By Friday evening we had bid adieu to Orlando and we were safely ensconced in Tallahassee. The only reason I can remember stopping in this place was that it seemed to be a University town en route to New Orleans. Our twisted logic determined that Universities meant students, students meant women, and no doubt there were literally hundreds out there ready to die for our sexy English accents and hurl themselves at our feet. Well, it didn't really pan out like that. If there really were hundreds of hot babes waiting for us, they'd obviously forgotten to tell us where they were going to be. We did manage to find a line dancing bar and stood open mouthed watching this strange new phenomenon, and we did mange to get so drunk that we couldn't remember where we were staying. This prompted a rather long and very expensive taxi ride as our kindly cabbie toured round and round the motels until we finally found the one that we had actually booked into.

Hangovers are horrible things when you have a lengthy drive ahead of you, and believe me I had a hangover that would have caused less resolute people to shy away from alcohol for their entire lives. I set off  with some devil beating the hell out of my eyes from the inside. A breakfast at Dennys just promoted nausea and not a word was spoken for 4 or 5 hours. After a stop near Pensacola for a hearty lunch though things picked up and our mood became more upbeat. The drive was fairly uneventful apart from the rather strange occurrence of driving from one time zone to another. I'd no idea that there was any such thing as Central Time and was convinced that the radio announcer kept getting the time wrong.

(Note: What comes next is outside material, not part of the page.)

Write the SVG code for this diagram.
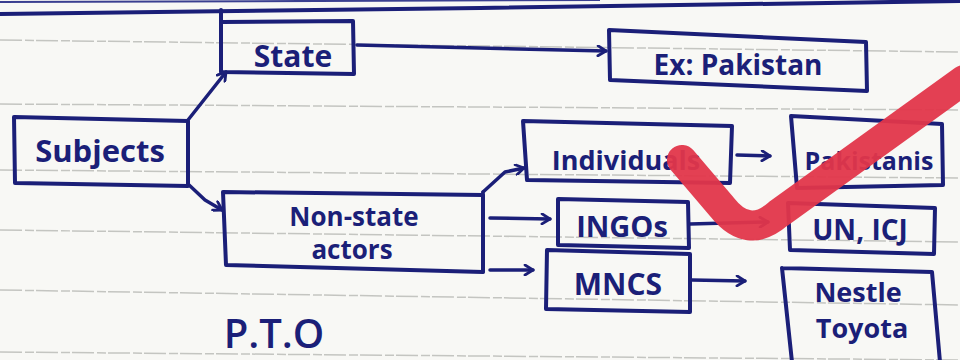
<svg xmlns="http://www.w3.org/2000/svg" width="960" height="360" viewBox="0 0 960 360">
<defs>
<style>
.bg{fill:#f8f8f5}
.rule{stroke:#c4c5c1;stroke-width:1.5;stroke-dasharray:22 3 9 2;fill:none}
.box{fill:none;stroke:#1b1f78;stroke-width:4;stroke-linejoin:round;stroke-linecap:round}
.ink{stroke:#1b1f78;stroke-width:3.5;fill:none;stroke-linecap:round;stroke-linejoin:round}
.t{font-family:"Open Sans","Liberation Sans",sans-serif;font-weight:700;fill:#1b1f78;text-anchor:middle}
</style>
<marker id="ah" viewBox="0 0 12 12" refX="10" refY="6" markerWidth="12" markerHeight="12" markerUnits="userSpaceOnUse" orient="auto">
<path d="M2,1 L10,6 L2,11" fill="none" stroke="#1b1f78" stroke-width="2.8" stroke-linecap="round" stroke-linejoin="round"/>
</marker>
</defs>
<rect class="bg" x="0" y="0" width="960" height="360"/>
<g id="paper">
<path class="rule" d="M0,40 L960,52"/>
<path class="rule" d="M0,104 L960,110"/>
<path class="rule" d="M0,170 L960,178"/>
<path class="rule" d="M0,230 L960,242"/>
<path class="rule" d="M0,290 L960,305"/>
<path class="rule" d="M0,352 L960,360"/>
<path d="M0,14 L480,8 L960,1" stroke="#1b1f78" stroke-width="4" fill="none"/>
<path d="M0,2 L600,0" stroke="#3a3f90" stroke-width="2" fill="none"/>
</g>
<g id="connectors">
<path class="ink" d="M188,120 L226,72" marker-end="url(#ah)"/>
<path class="ink" d="M188,184 L205,200 L222,210" marker-end="url(#ah)"/>
<path class="ink" d="M357,45 L606,51" marker-end="url(#ah)"/>
<path class="ink" d="M483,192 L505,172 L524,168" marker-end="url(#ah)"/>
<path class="ink" d="M483,192 L483,272"/>
<path class="ink" d="M490,218 L550,219" marker-end="url(#ah)"/>
<path class="ink" d="M490,270 L533,270" marker-end="url(#ah)"/>
<path class="ink" d="M737,155 L770,156" marker-end="url(#ah)"/>
<path class="ink" d="M690,224 L768,222" marker-end="url(#ah)"/>
<path class="ink" d="M692,280 L745,281" marker-end="url(#ah)"/>
</g>
<g id="subjects">
<path class="box" d="M14,117 L188,121 L188,186 L15,183 Z"/>
<text class="t" x="100" y="162" font-size="31">Subjects</text>
</g>
<g id="state">
<path class="box" d="M221,10 L221,72 L354,74 L353,21 L222,22"/>
<text class="t" x="293" y="67" font-size="30">State</text>
</g>
<g id="expakistan">
<path class="box" d="M609,30 L866,42 L867,91 L610,80 Z"/>
<text class="t" x="738" y="75" font-size="28">Ex: Pakistan</text>
</g>
<g id="nonstate">
<path class="box" d="M223,192 L483,195 L483,272 L226,265 Z"/>
<text class="t" x="354" y="226" font-size="26">Non-state</text>
<text class="t" x="352" y="259" font-size="26">actors</text>
</g>
<g id="individuals">
<path class="box" d="M523,121 L732,126 L730,183 L527,180 Z"/>
<text class="t" x="626" y="170" font-size="27">Individuals</text>
</g>
<g id="pakistanis">
<path class="box" d="M791,116 L942,124 L943,185 L797,188 Z"/>
<text class="t" x="869" y="170" font-size="25">Pakistanis</text>
</g>
<g id="ingos">
<path class="box" d="M558,199 L688,202 L689,248 L558,245 Z"/>
<text class="t" x="622" y="237" font-size="29">INGOs</text>
</g>
<g id="unicj">
<path class="box" d="M788,203 L935,208 L934,254 L790,250 Z"/>
<text class="t" x="860" y="240" font-size="28">UN, ICJ</text>
</g>
<g id="mncs">
<path class="box" d="M547,250 L690,254 L690,312 L546,309 Z"/>
<text class="t" x="618" y="295" font-size="30">MNCS</text>
</g>
<g id="nestletoyota">
<path class="box" d="M782,268 L932,272 L940,362 M782,268 L792,362"/>
<text class="t" x="858" y="302" font-size="27">Nestle</text>
<text class="t" x="862" y="338" font-size="27">Toyota</text>
</g>
<text class="t" x="274" y="348" font-size="40" style="font-weight:600">P.T.O</text>
<path d="M682,160 L722,207 Q748,240 778,214 L964,80" stroke="#e2364a" stroke-width="30" fill="none" stroke-linecap="round" stroke-linejoin="round" opacity="0.95"/>
</svg>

Shortly after dark we spotted the lights of the city reflecting on the water of the Mississippi and were suitably impressed. I relaxed in my seat, happy in the knowledge that I would be eating Crawfish Pie and reading Mark Twain on a steam boat within the hour. In actual fact we skipped straight past the Crawfish pie and opted for drinking vast quantities of cheep Beer out of plastic cups and staggering up and down Bourbon Street looking for anything that looked remotely like a real blues bar. Of course we were disappointed---this was the heartland of touristville and there weren't any, so we settled for an "authentic Cajun" meal consisting of brown sludge with some rather unsavoury scaly creatures in it, a thimble full of hard rice with accompanying unidentified black bits, and then parting with a months salary for the privilege.

Match day dawned and once more with the sunshine came Mr Hangover and all his assorted demonic friends to attack my head once more. On reflection, our decision the night before to bed down in the first motel we came to looked somewhat hasty. The fact that our car seemed to be the only one that was supported by wheels rather than bricks suggested we weren't in the most appropriate area for tourists. So we quickly paid for our room and headed for the game stopping briefly to check into another motel.

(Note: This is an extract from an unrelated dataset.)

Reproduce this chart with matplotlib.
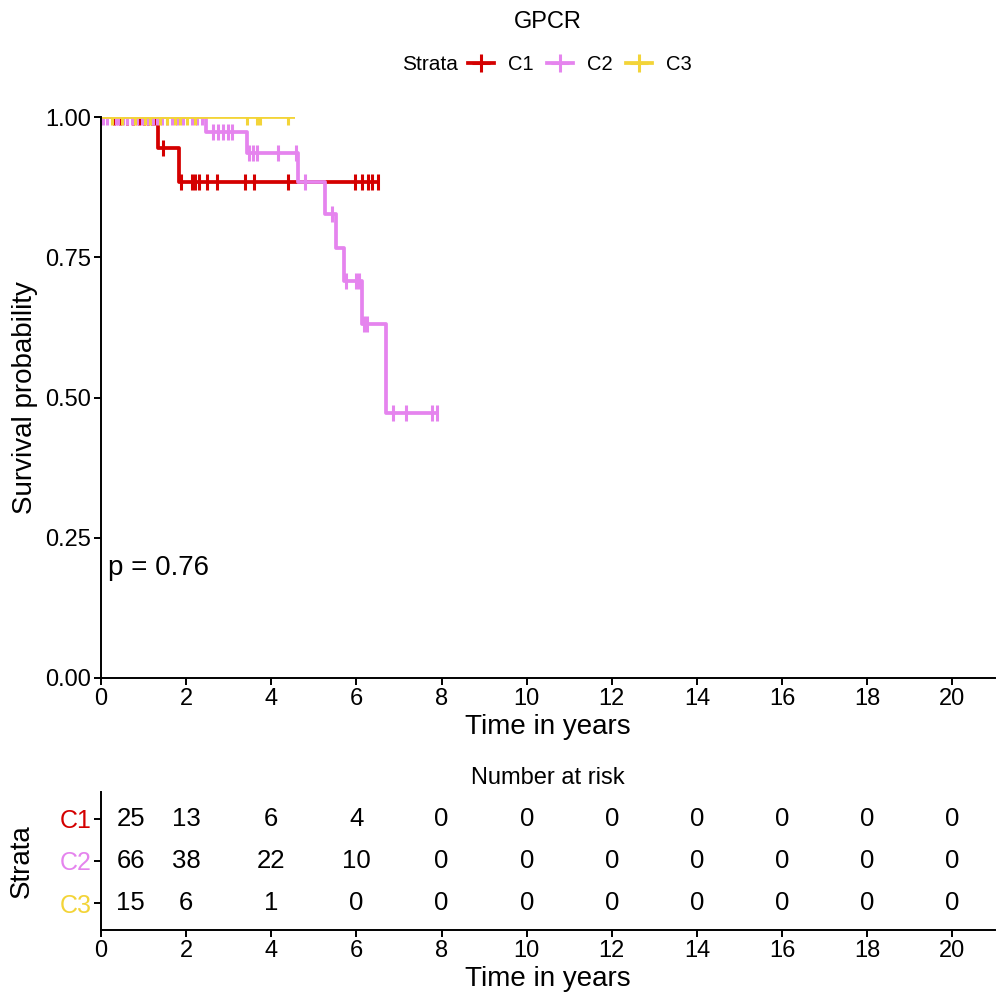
import matplotlib
matplotlib.use("Agg")
import matplotlib.pyplot as plt
from matplotlib.lines import Line2D
import numpy as np

plt.rcParams['font.family'] = ['Liberation Sans', 'DejaVu Sans']

# ---------------- data ----------------
strata = ["C1", "C2", "C3"]
colors = ["#D40000", "#E584EE", "#F3D438"]

c1_event_times = [1.34, 1.83]
c1_event_surv = [0.944, 0.885]
c1_end = 6.5
c1_censor = [0.3, 0.45, 0.6, 0.75, 0.9, 1.0, 1.1, 1.2, 1.28, 1.46, 1.88, 2.14,
             2.21, 2.30, 2.49, 2.72, 3.38, 3.59, 4.39, 5.96, 6.13, 6.27, 6.36, 6.5]

c2_event_times = [2.46, 3.43, 4.62, 5.26, 5.52, 5.70, 6.13, 6.69]
c2_event_surv = [0.973, 0.936, 0.884, 0.827, 0.766, 0.708, 0.631, 0.472]
c2_end = 7.9
c2_censor = [0.05, 0.15, 0.35, 0.4, 0.52, 0.6, 0.72, 0.84, 0.96, 1.1, 1.22, 1.31,
             1.43, 1.55, 1.67, 1.78, 1.92, 2.14, 2.25, 2.37,
             2.63, 2.75, 2.86, 2.98, 3.08, 3.47, 3.57, 3.66, 4.15, 4.58, 4.79,
             5.42, 5.75, 5.99, 6.06, 6.17, 6.24, 6.85, 7.16, 7.77, 7.9]

c3_event_times = []
c3_event_surv = []
c3_end = 4.55
c3_censor = [0.25, 0.5, 0.8, 1.03, 1.15, 1.39, 1.55, 1.74, 1.86, 2.02, 2.2,
             3.43, 3.66, 3.73, 4.4]

risk_times = [0, 2, 4, 6, 8, 10, 12, 14, 16, 18, 20]
risk_c1 = [25, 13, 6, 4, 0, 0, 0, 0, 0, 0, 0]
risk_c2 = [66, 38, 22, 10, 0, 0, 0, 0, 0, 0, 0]
risk_c3 = [15, 6, 1, 0, 0, 0, 0, 0, 0, 0, 0]

p_text = "p = 0.76"
title = "GPCR"

curves = [
    (c1_event_times, c1_event_surv, c1_end, c1_censor),
    (c2_event_times, c2_event_surv, c2_end, c2_censor),
    (c3_event_times, c3_event_surv, c3_end, c3_censor),
]
risks = [risk_c1, risk_c2, risk_c3]

# ---------------- figure ----------------
W = 1008
fig = plt.figure(figsize=(10.08, 10.08), dpi=100)

def fx(px):
    return px / W

def fy(py):
    return 1 - py / W

ax = fig.add_axes([fx(101), fy(678), fx(995) - fx(101), fy(117) - fy(678)])
axr = fig.add_axes([fx(101), fy(930), fx(995) - fx(101), fy(792) - fy(930)])

lw = 2.7
for (et, es, end, cens), col in zip(curves, colors):
    xs = [0] + list(et) + [end]
    ys = [1.0] + list(es) + [es[-1] if len(es) else 1.0]
    ax.step(xs, ys, where="post", color=col, lw=lw, solid_capstyle="butt")
    cy = []
    for c in cens:
        idx = np.searchsorted(np.array(et), c, side="right")
        cy.append(1.0 if idx == 0 else es[idx - 1])
    ax.plot(cens, cy, linestyle="none", marker="|", markersize=12,
            markeredgewidth=2.2, color=col)

ax.set_xlim(0, 21)
ax.set_ylim(0, 1)
ax.set_xticks(np.arange(0, 21, 2))
ax.set_yticks([0, 0.25, 0.5, 0.75, 1.0])
ax.set_yticklabels(["0.00", "0.25", "0.50", "0.75", "1.00"])
for a in (ax, axr):
    a.spines["top"].set_visible(False)
    a.spines["right"].set_visible(False)
    a.spines["left"].set_linewidth(1.4)
    a.spines["bottom"].set_linewidth(1.4)
    a.tick_params(axis="both", direction="out", length=5, width=1.4,
                  labelsize=17, pad=2, colors="black")
ax.set_xlabel("Time in years", fontsize=20, labelpad=3)
ax.set_ylabel("Survival probability", fontsize=20, labelpad=5)
ax.text(0.16, 0.196, p_text, fontsize=20, ha="left", va="center")

# risk table
ypos = [3, 2, 1]
for r, yv in zip(risks, ypos):
    for t, n in zip(risk_times, r):
        xt = 0.7 if t == 0 else t
        axr.text(xt, yv, str(n), ha="center", va="center", fontsize=18.5)
axr.set_xlim(0, 21)
axr.set_ylim(0.36, 3.64)
axr.set_xticks(np.arange(0, 21, 2))
axr.set_yticks(ypos)
axr.set_yticklabels(strata)
for lab, col in zip(axr.get_yticklabels(), colors):
    lab.set_color(col)
    lab.set_fontsize(18)
axr.set_xlabel("Time in years", fontsize=20, labelpad=3)
axr.set_ylabel("Strata", fontsize=20, labelpad=18)
axr.set_title("Number at risk", fontsize=17, pad=6)

# title & legend
fig.text(fx(548), fy(22), title, ha="center", va="center", fontsize=17)
fig.text(fx(402), fy(65), "Strata", ha="left", va="center", fontsize=15)
handles = [Line2D([0], [0], color=c, lw=2.7, marker="+", markersize=13,
                  markeredgewidth=2.2) for c in colors]
fig.legend(handles, strata, loc="center left",
           bbox_to_anchor=(fx(468), fy(65)), ncol=3, frameon=False,
           fontsize=14.5, handlelength=1.3, handletextpad=0.7,
           columnspacing=0.65, borderaxespad=0, borderpad=0)

fig.savefig("out.png", dpi=100)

On arrival at the Louisiana Superdome we were awestruck. You have to realise that until the recent opening of the Millennium Stadium in Wales there has never been a covered stadium of any similar proportions in the UK. To be inside with 70,000 screaming Saints fans was an incredible experience. The game however was less than incredible. To say that it started off badly and fell away would be an understatement. The stats of 0 touchdowns for either team and no points whatsoever for the Rams in a 6-0 loss said it all. As you can imagine, we were subjected to much ridicule by the surrounding locals who found the whole situation highly amusing. I was starting to feel paranoid after attending 2 Rams games and seeing a grand total of 13 points scored,  and I felt sure I was some form of jinx.

We left the game feeling dispirited and disillusioned. I knew it was going to be another 12 months before I got the chance to see the Rams again and I was desperate to see a win. Little did I know that before that was to happen I was going to have to sit through a 49er mauling in Anaheim surrounded by red shirted high fiving morons, but I guess that's another story.